## PROBLEM TO WORK ON
Restate the whole of the material. Keep every word, and drop the pictures.
━━━━━━━━━━━━━━━━━━━━
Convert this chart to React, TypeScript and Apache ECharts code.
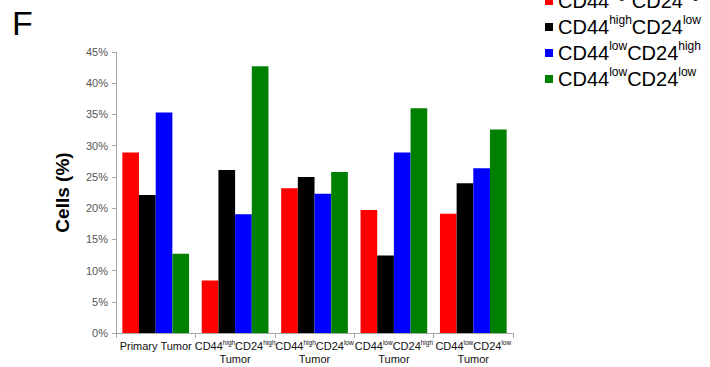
import React, { useEffect, useRef } from "react";
import * as echarts from "echarts";

const categories = [
  "Primary Tumor",
  "CD44{s|high}CD24{s|high}\nTumor",
  "CD44{s|high}CD24{s|low}\nTumor",
  "CD44{s|low}CD24{s|high}\nTumor",
  "CD44{s|low}CD24{s|low}\nTumor",
];
const seriesNames = ["CD44highCD24high", "CD44highCD24low", "CD44lowCD24high", "CD44lowCD24low"];
const legendLabels = [
  "CD44{s|high}CD24{s|high}",
  "CD44{s|high}CD24{s|low}",
  "CD44{s|low}CD24{s|high}",
  "CD44{s|low}CD24{s|low}",
];
const colors = ["#ff0000", "#000000", "#0000ff", "#008000"];
const redValues = [28.9, 8.4, 23.2, 19.7, 19.1];
const blackValues = [22.1, 26.1, 25.0, 12.4, 24.0];
const blueValues = [35.3, 19.0, 22.3, 28.9, 26.4];
const greenValues = [12.7, 42.7, 25.8, 36.0, 32.6];
const allValues = [redValues, blackValues, blueValues, greenValues];

const FONT = "Liberation Sans, Arial, sans-serif";

export default function App() {
  const ref = useRef<HTMLDivElement>(null);
  useEffect(() => {
    if (!ref.current) return;
    const chart = echarts.init(ref.current, null, { renderer: "svg" });
    chart.setOption({
      animation: false,
      backgroundColor: "#ffffff",
      textStyle: { fontFamily: FONT },
      graphic: [
        {
          type: "text",
          left: 12,
          top: 6,
          style: { text: "F", font: `34px ${FONT}`, fill: "#000" },
        },
      ],
      legend: {
        orient: "vertical",
        left: 545,
        top: -12,
        padding: 0,
        itemGap: 0,
        itemWidth: 8,
        itemHeight: 8,
        icon: "rect",
        data: seriesNames,
        formatter: (name: string) => legendLabels[seriesNames.indexOf(name)],
        textStyle: {
          fontFamily: FONT,
          fontSize: 20,
          color: "#000",
          lineHeight: 26,
          rich: {
            s: { fontSize: 12, fontFamily: FONT, color: "#000", verticalAlign: "top", lineHeight: 26, padding: [0, 0, 6, 0] },
          },
        },
      },
      grid: { left: 116, right: 197, top: 52, bottom: 34, containLabel: false, outerBoundsMode: "none" },
      xAxis: {
        type: "category",
        data: categories,
        axisLine: { lineStyle: { color: "#a6a6a6", width: 1 } },
        axisTick: { show: true, length: 5, lineStyle: { color: "#a6a6a6" } },
        axisLabel: {
          interval: 0,
          margin: 6,
          fontFamily: FONT,
          fontSize: 11,
          color: "#111",
          lineHeight: 13,
          rich: {
            s: { fontSize: 6.5, fontFamily: FONT, color: "#111", verticalAlign: "top", lineHeight: 13, padding: [0, 0, 3, 0] },
          },
        },
      },
      yAxis: {
        type: "value",
        min: 0,
        max: 45,
        interval: 5,
        name: "Cells (%)",
        nameLocation: "middle",
        nameGap: 44,
        nameTextStyle: { fontFamily: FONT, fontSize: 19, color: "#000", fontWeight: "bold" },
        axisLine: { show: true, lineStyle: { color: "#a6a6a6", width: 1 } },
        axisTick: { show: true, length: 4, lineStyle: { color: "#a6a6a6" } },
        splitLine: { show: false },
        axisLabel: {
          formatter: "{value}%",
          fontFamily: FONT,
          fontSize: 11,
          color: "#555",
          margin: 8,
        },
      },
      series: seriesNames.map((name, i) => ({
        name,
        type: "bar",
        data: allValues[i],
        itemStyle: { color: colors[i] },
        barGap: "0%",
        barCategoryGap: "16%",
      })),
    });
    return () => chart.dispose();
  }, []);
  return <div ref={ref} style={{ width: 710, height: 367, position: "absolute", left: 0, top: 0 }} />;
}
━━━━━━━━━━━━━━━━━━━━
## TASK OUTPUT
Convert this chart to React, TypeScript and Apache ECharts code.
import React, { useEffect, useRef } from "react";
import * as echarts from "echarts";

const categories = [
  "Primary Tumor",
  "CD44{s|high}CD24{s|high}\nTumor",
  "CD44{s|high}CD24{s|low}\nTumor",
  "CD44{s|low}CD24{s|high}\nTumor",
  "CD44{s|low}CD24{s|low}\nTumor",
];
const seriesNames = ["CD44highCD24high", "CD44highCD24low", "CD44lowCD24high", "CD44lowCD24low"];
const legendLabels = [
  "CD44{s|high}CD24{s|high}",
  "CD44{s|high}CD24{s|low}",
  "CD44{s|low}CD24{s|high}",
  "CD44{s|low}CD24{s|low}",
];
const colors = ["#ff0000", "#000000", "#0000ff", "#008000"];
const redValues = [28.9, 8.4, 23.2, 19.7, 19.1];
const blackValues = [22.1, 26.1, 25.0, 12.4, 24.0];
const blueValues = [35.3, 19.0, 22.3, 28.9, 26.4];
const greenValues = [12.7, 42.7, 25.8, 36.0, 32.6];
const allValues = [redValues, blackValues, blueValues, greenValues];

const FONT = "Liberation Sans, Arial, sans-serif";

export default function App() {
  const ref = useRef<HTMLDivElement>(null);
  useEffect(() => {
    if (!ref.current) return;
    const chart = echarts.init(ref.current, null, { renderer: "svg" });
    chart.setOption({
      animation: false,
      backgroundColor: "#ffffff",
      textStyle: { fontFamily: FONT },
      graphic: [
        {
          type: "text",
          left: 12,
          top: 6,
          style: { text: "F", font: `34px ${FONT}`, fill: "#000" },
        },
      ],
      legend: {
        orient: "vertical",
        left: 545,
        top: -12,
        padding: 0,
        itemGap: 0,
        itemWidth: 8,
        itemHeight: 8,
        icon: "rect",
        data: seriesNames,
        formatter: (name: string) => legendLabels[seriesNames.indexOf(name)],
        textStyle: {
          fontFamily: FONT,
          fontSize: 20,
          color: "#000",
          lineHeight: 26,
          rich: {
            s: { fontSize: 12, fontFamily: FONT, color: "#000", verticalAlign: "top", lineHeight: 26, padding: [0, 0, 6, 0] },
          },
        },
      },
      grid: { left: 116, right: 197, top: 52, bottom: 34, containLabel: false, outerBoundsMode: "none" },
      xAxis: {
        type: "category",
        data: categories,
        axisLine: { lineStyle: { color: "#a6a6a6", width: 1 } },
        axisTick: { show: true, length: 5, lineStyle: { color: "#a6a6a6" } },
        axisLabel: {
          interval: 0,
          margin: 6,
          fontFamily: FONT,
          fontSize: 11,
          color: "#111",
          lineHeight: 13,
          rich: {
            s: { fontSize: 6.5, fontFamily: FONT, color: "#111", verticalAlign: "top", lineHeight: 13, padding: [0, 0, 3, 0] },
          },
        },
      },
      yAxis: {
        type: "value",
        min: 0,
        max: 45,
        interval: 5,
        name: "Cells (%)",
        nameLocation: "middle",
        nameGap: 44,
        nameTextStyle: { fontFamily: FONT, fontSize: 19, color: "#000", fontWeight: "bold" },
        axisLine: { show: true, lineStyle: { color: "#a6a6a6", width: 1 } },
        axisTick: { show: true, length: 4, lineStyle: { color: "#a6a6a6" } },
        splitLine: { show: false },
        axisLabel: {
          formatter: "{value}%",
          fontFamily: FONT,
          fontSize: 11,
          color: "#555",
          margin: 8,
        },
      },
      series: seriesNames.map((name, i) => ({
        name,
        type: "bar",
        data: allValues[i],
        itemStyle: { color: colors[i] },
        barGap: "0%",
        barCategoryGap: "16%",
      })),
    });
    return () => chart.dispose();
  }, []);
  return <div ref={ref} style={{ width: 710, height: 367, position: "absolute", left: 0, top: 0 }} />;
}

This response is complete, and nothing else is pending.